- **WRITTEN PROBLEM**: From the first line of the listing below, retype each line up to and including the one with "const xMinor = d3.range(0, 100, 2.5).filter(v"; pictures stay out.

====

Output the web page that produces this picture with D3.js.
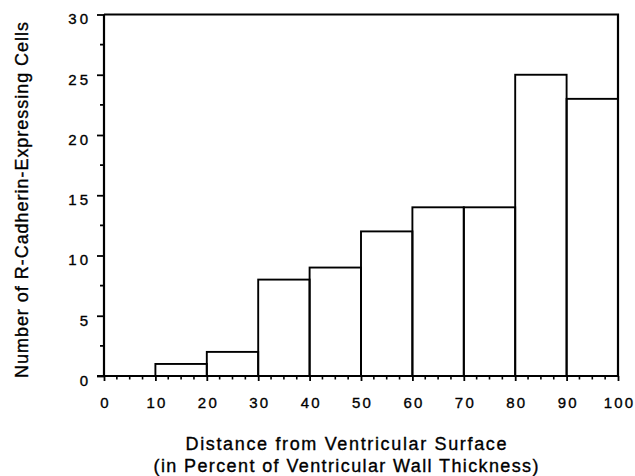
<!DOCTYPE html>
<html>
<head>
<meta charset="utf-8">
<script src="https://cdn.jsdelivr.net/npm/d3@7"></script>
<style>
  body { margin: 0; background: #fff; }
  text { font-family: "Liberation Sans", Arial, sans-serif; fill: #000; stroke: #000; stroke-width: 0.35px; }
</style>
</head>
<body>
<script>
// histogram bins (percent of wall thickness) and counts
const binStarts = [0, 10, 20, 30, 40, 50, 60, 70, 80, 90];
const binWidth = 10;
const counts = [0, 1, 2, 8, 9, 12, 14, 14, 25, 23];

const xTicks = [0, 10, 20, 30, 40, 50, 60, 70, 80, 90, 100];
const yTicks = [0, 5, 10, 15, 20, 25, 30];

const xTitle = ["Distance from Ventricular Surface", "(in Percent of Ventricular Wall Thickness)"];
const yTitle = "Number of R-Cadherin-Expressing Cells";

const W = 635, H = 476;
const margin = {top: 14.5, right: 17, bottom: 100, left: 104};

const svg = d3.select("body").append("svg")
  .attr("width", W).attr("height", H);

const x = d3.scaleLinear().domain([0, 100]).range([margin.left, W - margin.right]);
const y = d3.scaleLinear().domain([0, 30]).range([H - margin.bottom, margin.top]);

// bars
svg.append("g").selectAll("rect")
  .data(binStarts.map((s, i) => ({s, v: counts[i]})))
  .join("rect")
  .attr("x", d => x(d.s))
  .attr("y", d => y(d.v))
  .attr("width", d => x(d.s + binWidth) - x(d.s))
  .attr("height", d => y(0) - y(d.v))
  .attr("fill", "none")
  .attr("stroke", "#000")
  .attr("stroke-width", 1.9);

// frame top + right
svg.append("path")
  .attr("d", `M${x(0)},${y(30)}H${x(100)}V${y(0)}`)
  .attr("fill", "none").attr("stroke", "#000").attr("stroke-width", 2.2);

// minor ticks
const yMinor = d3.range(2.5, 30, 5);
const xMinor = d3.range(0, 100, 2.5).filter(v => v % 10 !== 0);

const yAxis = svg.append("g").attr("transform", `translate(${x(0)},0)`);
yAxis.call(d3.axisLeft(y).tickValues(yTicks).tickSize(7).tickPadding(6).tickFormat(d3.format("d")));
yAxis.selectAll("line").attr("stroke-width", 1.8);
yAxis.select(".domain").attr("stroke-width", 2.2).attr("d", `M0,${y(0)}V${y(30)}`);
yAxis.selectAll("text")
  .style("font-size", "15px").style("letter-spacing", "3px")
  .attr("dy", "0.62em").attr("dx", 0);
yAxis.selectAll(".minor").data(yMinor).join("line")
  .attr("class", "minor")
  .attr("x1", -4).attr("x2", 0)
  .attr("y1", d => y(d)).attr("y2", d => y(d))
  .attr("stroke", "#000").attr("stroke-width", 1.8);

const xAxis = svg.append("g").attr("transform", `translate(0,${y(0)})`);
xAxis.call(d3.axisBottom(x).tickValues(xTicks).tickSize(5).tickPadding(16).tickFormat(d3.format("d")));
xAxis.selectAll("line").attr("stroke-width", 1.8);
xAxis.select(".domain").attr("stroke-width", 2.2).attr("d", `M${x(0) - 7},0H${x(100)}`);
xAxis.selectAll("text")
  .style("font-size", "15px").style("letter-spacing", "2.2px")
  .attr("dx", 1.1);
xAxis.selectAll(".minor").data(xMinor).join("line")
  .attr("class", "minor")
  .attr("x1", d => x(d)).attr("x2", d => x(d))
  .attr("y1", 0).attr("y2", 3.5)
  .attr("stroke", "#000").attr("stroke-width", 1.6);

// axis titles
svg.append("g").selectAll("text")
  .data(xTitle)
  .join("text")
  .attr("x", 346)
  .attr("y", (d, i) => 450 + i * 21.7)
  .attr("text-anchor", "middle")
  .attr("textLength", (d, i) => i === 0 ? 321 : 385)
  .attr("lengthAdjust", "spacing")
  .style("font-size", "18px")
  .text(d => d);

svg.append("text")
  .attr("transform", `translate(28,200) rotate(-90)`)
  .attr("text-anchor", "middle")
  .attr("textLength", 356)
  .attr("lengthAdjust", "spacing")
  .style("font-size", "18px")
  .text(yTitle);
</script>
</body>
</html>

====

- **RESULT**:
Output the web page that produces this picture with D3.js.
<!DOCTYPE html>
<html>
<head>
<meta charset="utf-8">
<script src="https://cdn.jsdelivr.net/npm/d3@7"></script>
<style>
  body { margin: 0; background: #fff; }
  text { font-family: "Liberation Sans", Arial, sans-serif; fill: #000; stroke: #000; stroke-width: 0.35px; }
</style>
</head>
<body>
<script>
// histogram bins (percent of wall thickness) and counts
const binStarts = [0, 10, 20, 30, 40, 50, 60, 70, 80, 90];
const binWidth = 10;
const counts = [0, 1, 2, 8, 9, 12, 14, 14, 25, 23];

const xTicks = [0, 10, 20, 30, 40, 50, 60, 70, 80, 90, 100];
const yTicks = [0, 5, 10, 15, 20, 25, 30];

const xTitle = ["Distance from Ventricular Surface", "(in Percent of Ventricular Wall Thickness)"];
const yTitle = "Number of R-Cadherin-Expressing Cells";

const W = 635, H = 476;
const margin = {top: 14.5, right: 17, bottom: 100, left: 104};

const svg = d3.select("body").append("svg")
  .attr("width", W).attr("height", H);

const x = d3.scaleLinear().domain([0, 100]).range([margin.left, W - margin.right]);
const y = d3.scaleLinear().domain([0, 30]).range([H - margin.bottom, margin.top]);

// bars
svg.append("g").selectAll("rect")
  .data(binStarts.map((s, i) => ({s, v: counts[i]})))
  .join("rect")
  .attr("x", d => x(d.s))
  .attr("y", d => y(d.v))
  .attr("width", d => x(d.s + binWidth) - x(d.s))
  .attr("height", d => y(0) - y(d.v))
  .attr("fill", "none")
  .attr("stroke", "#000")
  .attr("stroke-width", 1.9);

// frame top + right
svg.append("path")
  .attr("d", `M${x(0)},${y(30)}H${x(100)}V${y(0)}`)
  .attr("fill", "none").attr("stroke", "#000").attr("stroke-width", 2.2);

// minor ticks
const yMinor = d3.range(2.5, 30, 5);
const xMinor = d3.range(0, 100, 2.5).filter(v => v % 10 !== 0);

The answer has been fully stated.